In viaggio con papà, il Cile nebbioso di Zuniga

Torna in libreria, in una nuova traduzione, “Camanchaca” dell’autore cileno. Protagonista un universitario sovrappeso, anima candida e inquieta che soffre. Una classica road story, ma con metafora politica, piena di perché che non sempre avranno una spiegazione

Ha quasi dieci anni l’unico romanzo, breve, brevissimo, del cileno Diego Zuniga edito in Italia. I più attenti si saranno accorti che dal 2015, anno della sua prima pubblicazione in Italia, è stato tradotto due volte: da Vincenzo Barca, per Caravan edizioni, col titolo Passeremo il deserto, e più di recente da Federica Niola, per la Nuova Frontiera, che ha preferito mantenere l’intraducibile titolo originario, Camanchaca (125 pagine, 14 euro). Cos’è la Camanchaca? Una particolare nebbia, misteriosa, umida e fitta, caratteristica del deserto di Atacama, in Cile, un fenomeno improvviso che impedisce di vedere le stelle e non dà punti di riferimento, metafora della storia di un paese, il Cile, e della memoria annebbiata, tra silenzi e reticenze, sugli anni di Pinochet, sanguinario dittatore dai delitti in gran parte impuniti.
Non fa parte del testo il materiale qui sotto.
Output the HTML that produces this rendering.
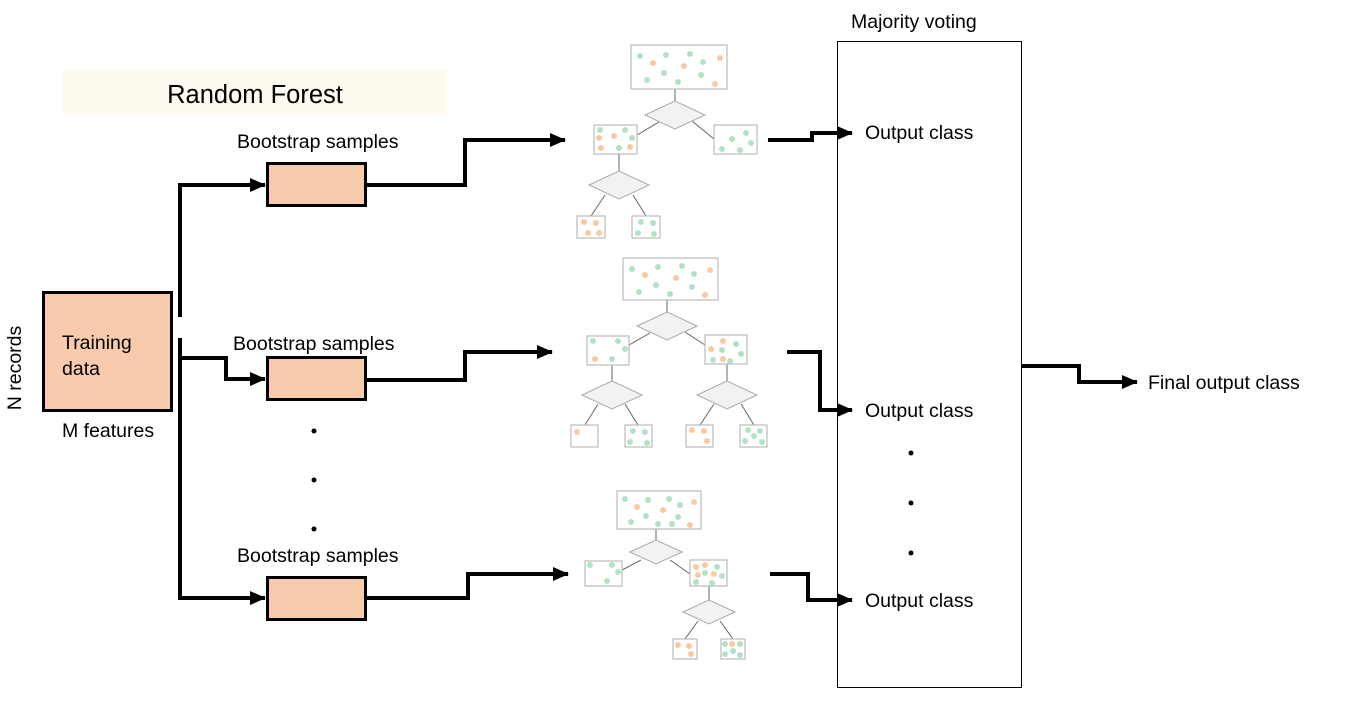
<!DOCTYPE html>
<html><head><meta charset="utf-8"><style>
html,body{margin:0;padding:0;background:#fff;}
svg{display:block;}
text{font-family:"Liberation Sans",sans-serif;fill:#000;}
.t{font-size:19.5px;}
</style></head><body>
<svg width="1369" height="719" viewBox="0 0 1369 719" xmlns="http://www.w3.org/2000/svg">
<defs>
<marker id="ah2" markerWidth="16" markerHeight="14" refX="15" refY="7" orient="auto" markerUnits="userSpaceOnUse">
<path d="M0,0 L16,7 L0,14 z" fill="#000"/></marker>
</defs>

<rect x="62" y="70" width="385" height="45" fill="#fffaf0"/>
<text x="255" y="103" font-size="25.5" text-anchor="middle">Random Forest</text>

<rect x="43.5" y="292.5" width="128" height="118" fill="#f8cbad" stroke="#000" stroke-width="3"/>
<text x="62" y="349" class="t">Training</text>
<text x="62" y="375" class="t">data</text>
<text x="62" y="437" class="t">M features</text>
<text transform="translate(21,368) rotate(-90)" class="t" text-anchor="middle">N records</text>

<g fill="none" stroke="#000" stroke-width="4">
<path d="M180,317 V185 H265" marker-end="url(#ah2)"/>
<path d="M180,338 V598 H265" marker-end="url(#ah2)"/>
<path d="M180,358 H226 V379 H265" marker-end="url(#ah2)"/>
<path d="M366,185 H465 V140 H565" marker-end="url(#ah2)"/>
<path d="M366,380 H465 V352 H552" marker-end="url(#ah2)"/>
<path d="M366,598 H468 V574 H568" marker-end="url(#ah2)"/>
<path d="M768,140 H812 V133 H852" marker-end="url(#ah2)"/>
<path d="M787,352 H820 V410 H852" marker-end="url(#ah2)"/>
<path d="M770,574 H808 V600 H852" marker-end="url(#ah2)"/>
<path d="M1022,366 H1079 V382 H1137" marker-end="url(#ah2)"/>
</g>

<g fill="#f8cbad" stroke="#000" stroke-width="3">
<rect x="267.5" y="163.5" width="98" height="42"/>
<rect x="267.5" y="357.5" width="98" height="42"/>
<rect x="267.5" y="577.5" width="98" height="42"/>
</g>
<text x="237" y="148" class="t">Bootstrap samples</text>
<text x="233" y="350" class="t">Bootstrap samples</text>
<text x="237" y="562" class="t">Bootstrap samples</text>

<g fill="#000">
<circle cx="314" cy="431" r="2.5"/><circle cx="314" cy="480" r="2.5"/><circle cx="314" cy="529" r="2.5"/>
<circle cx="911" cy="453" r="2.5"/><circle cx="911" cy="503" r="2.5"/><circle cx="911" cy="553" r="2.5"/>
</g>

<rect x="837.5" y="41.5" width="184" height="646" fill="none" stroke="#000" stroke-width="1"/>
<text x="851" y="28" class="t">Majority voting</text>
<text x="865" y="139" class="t">Output class</text>
<text x="865" y="417" class="t">Output class</text>
<text x="865" y="607" class="t">Output class</text>
<text x="1148" y="389" class="t">Final output class</text>

<g stroke="#666" stroke-width="1" fill="none">
<path d="M675,89 V101 M659,122 L637,135 M692,121 L714,139 M619,154 V171 M605,195 L591,216 M633,195 L646,216"/>
<path d="M667,300 V312 M650,333 L629,345 M685,332 L705,345 M612,365 V381 M727,364 V381 M598,404 L585,425 M625,404 L638,425 M714,404 L700,425 M741,404 L754,425"/>
<path d="M656,529 V540 M641,560 L622,570 M670,560 L690,574 M709,586 V600 M698,621 L685,639 M720,621 L733,639"/>
</g>
<g fill="#f2f2f2" stroke="#aaa" stroke-width="1">
<polygon points="645,115 675,101 705,115 675,129"/>
<polygon points="589,185 619,171 649,185 619,199"/>
<polygon points="637,326 667,312 697,326 667,340"/>
<polygon points="582,395 612,381 642,395 612,409"/>
<polygon points="697,395 727,381 757,395 727,409"/>
<polygon points="630,552 656,540 682,552 656,564"/>
<polygon points="683,612 709,600 735,612 709,624"/>
</g>
<g fill="#fff" stroke="#bbb" stroke-width="1.2">
<rect x="631" y="45" width="96" height="44"/>
<rect x="594" y="125" width="43" height="29"/>
<rect x="714" y="125" width="43" height="29"/>
<rect x="577" y="216" width="28" height="22"/>
<rect x="632" y="216" width="28" height="22"/>
<rect x="623" y="258" width="95" height="42"/>
<rect x="587" y="336" width="42" height="29"/>
<rect x="705" y="335" width="42" height="29"/>
<rect x="571" y="425" width="27" height="22"/>
<rect x="625" y="425" width="27" height="22"/>
<rect x="686" y="425" width="27" height="22"/>
<rect x="740" y="425" width="27" height="22"/>
<rect x="617" y="491" width="84" height="38"/>
<rect x="585" y="561" width="37" height="25"/>
<rect x="690" y="560" width="37" height="26"/>
<rect x="673" y="639" width="24" height="20"/>
<rect x="721" y="639" width="24" height="20"/>
</g>
<g fill="#b3e3c4">
<circle cx="640" cy="56" r="3"/><circle cx="666" cy="55" r="3"/><circle cx="690" cy="54" r="3"/><circle cx="703" cy="62" r="3"/><circle cx="664" cy="73" r="3"/><circle cx="647" cy="80" r="3"/><circle cx="678" cy="82" r="3"/><circle cx="701" cy="75" r="3"/>
<circle cx="600" cy="130" r="3"/><circle cx="625" cy="130" r="3"/><circle cx="632" cy="138" r="3"/><circle cx="619" cy="148" r="3"/>
<circle cx="746" cy="133" r="3"/><circle cx="732" cy="139" r="3"/><circle cx="751" cy="143" r="3"/><circle cx="722" cy="149" r="3"/><circle cx="740" cy="150" r="3"/>
<circle cx="641" cy="222" r="3"/><circle cx="653" cy="223" r="3"/><circle cx="638" cy="233" r="3"/><circle cx="654" cy="234" r="3"/>
<circle cx="632" cy="269" r="3"/><circle cx="658" cy="267" r="3"/><circle cx="682" cy="266" r="3"/><circle cx="694" cy="274" r="3"/><circle cx="656" cy="285" r="3"/><circle cx="639" cy="292" r="3"/><circle cx="670" cy="294" r="3"/><circle cx="692" cy="287" r="3"/>
<circle cx="593" cy="341" r="3"/><circle cx="618" cy="341" r="3"/><circle cx="625" cy="349" r="3"/><circle cx="612" cy="359" r="3"/>
<circle cx="736" cy="344" r="3"/><circle cx="722" cy="350" r="3"/><circle cx="741" cy="354" r="3"/><circle cx="713" cy="360" r="3"/><circle cx="730" cy="361" r="3"/>
<circle cx="633" cy="431" r="3"/><circle cx="645" cy="432" r="3"/><circle cx="630" cy="442" r="3"/><circle cx="647" cy="443" r="3"/>
<circle cx="748" cy="430" r="3"/><circle cx="760" cy="431" r="3"/><circle cx="754" cy="436" r="3"/><circle cx="745" cy="441" r="3"/><circle cx="762" cy="442" r="3"/>
<circle cx="625" cy="499" r="3"/><circle cx="648" cy="500" r="3"/><circle cx="669" cy="499" r="3"/><circle cx="680" cy="505" r="3"/><circle cx="646" cy="516" r="3"/><circle cx="631" cy="522" r="3"/><circle cx="658" cy="524" r="3"/><circle cx="672" cy="524" r="3"/><circle cx="678" cy="517" r="3"/>
<circle cx="590" cy="565" r="3"/><circle cx="612" cy="565" r="3"/><circle cx="618" cy="572" r="3"/><circle cx="607" cy="581" r="3"/>
<circle cx="717" cy="567" r="3"/><circle cx="705" cy="573" r="3"/><circle cx="722" cy="576" r="3"/><circle cx="696" cy="582" r="3"/><circle cx="712" cy="583" r="3"/>
<circle cx="725" cy="644" r="3"/><circle cx="740" cy="644" r="3"/><circle cx="725" cy="654" r="3"/><circle cx="733" cy="651" r="3"/><circle cx="740" cy="655" r="3"/>
</g>
<g fill="#f9c9a4">
<circle cx="653" cy="63" r="3"/><circle cx="684" cy="66" r="3"/><circle cx="720" cy="58" r="3"/><circle cx="715" cy="84" r="3"/>
<circle cx="599" cy="138" r="3"/><circle cx="614" cy="136" r="3"/><circle cx="601" cy="148" r="3"/><circle cx="630" cy="147" r="3"/>
<circle cx="584" cy="222" r="3"/><circle cx="596" cy="223" r="3"/><circle cx="588" cy="233" r="3"/><circle cx="599" cy="233" r="3"/>
<circle cx="645" cy="275" r="3"/><circle cx="676" cy="278" r="3"/><circle cx="710" cy="270" r="3"/><circle cx="705" cy="295" r="3"/>
<circle cx="595" cy="359" r="3"/>
<circle cx="723" cy="341" r="3"/><circle cx="711" cy="349" r="3"/><circle cx="723" cy="359" r="3"/>
<circle cx="577" cy="432" r="3"/>
<circle cx="692" cy="430" r="3"/><circle cx="704" cy="431" r="3"/><circle cx="707" cy="441" r="3"/>
<circle cx="637" cy="507" r="3"/><circle cx="663" cy="510" r="3"/><circle cx="694" cy="502" r="3"/><circle cx="690" cy="525" r="3"/>
<circle cx="696" cy="567" r="3"/><circle cx="705" cy="565" r="3"/><circle cx="698" cy="575" r="3"/><circle cx="714" cy="574" r="3"/>
<circle cx="678" cy="645" r="3"/><circle cx="689" cy="646" r="3"/><circle cx="691" cy="654" r="3"/>
<circle cx="732" cy="644" r="3"/>
</g>
</svg>
</body></html>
Frammenti familiari e incomunicabilità

Un goffo universitario sovrappeso, figlio di genitori divorziati, con gravi problemi ai denti, viaggia in auto col padre, da Santiago del Cile fino a Tacna, in Perù, passando per Iquique, e dunque attraversando anche il deserto di Atacama. Frasi secche e periodi brevi costituiscono più che altro mezze paginette asciutte e singhiozzanti, ma all’agilità della prosa di Zuniga (poco più che trentenne) fa da contraltare una potenza rara. È opposto il destino dei genitori del protagonista: dal nucleo familiare a pezzi è uscita peggio la madre, che sembra incapace di riprendersi, mentre il padre si è rifatto una vita, con una nuova moglie, giovane e bella, e un altro figlio. Lui, il ragazzo, sogna di diventare giornalista sportivo (registra radiocronache inventate), e prova a mettere assieme frammenti di memoria, cercando di ricordare la morte di uno zio, Neno, la scomparsa di una cugina, il nonno testimone di Geova, che annunciava quotidianamente l’apocalisse. Frattanto il viaggio prosegue, col protagonista che sogna di avere col padre qualche forma di comunicazione e, tra realtà, sogni e “interviste” alla madre sul passato, cerca risposte che colmino le sue domande.

Una strada a ostacoli

L’allegoria del Cile, il deserto emotivo di una nazione, che fa i conti con versioni edulcorate della storia, o con frammentari resoconti non ufficiali, è evidente. Il passato familiare (tra vuoti e incongruenze) che il ragazzo vuol comprendere sfugge, è una strada a ostacoli, come il viaggio verso nord che fa con il padre (che vuol portarlo in Cile per fargli curare i denti): il tragitto deve cambiare perché la strada che costeggia il mare è interrotta. E su quella che può sembrare una classica road story, Zuniga innesta, oltre a una metafora politica, la storia di un corpo che si vuol punire (mangiando), di un’anima candida e inquieta che soffre, del desiderio di perdersi nel deserto, di perché che non sempre avranno una spiegazione.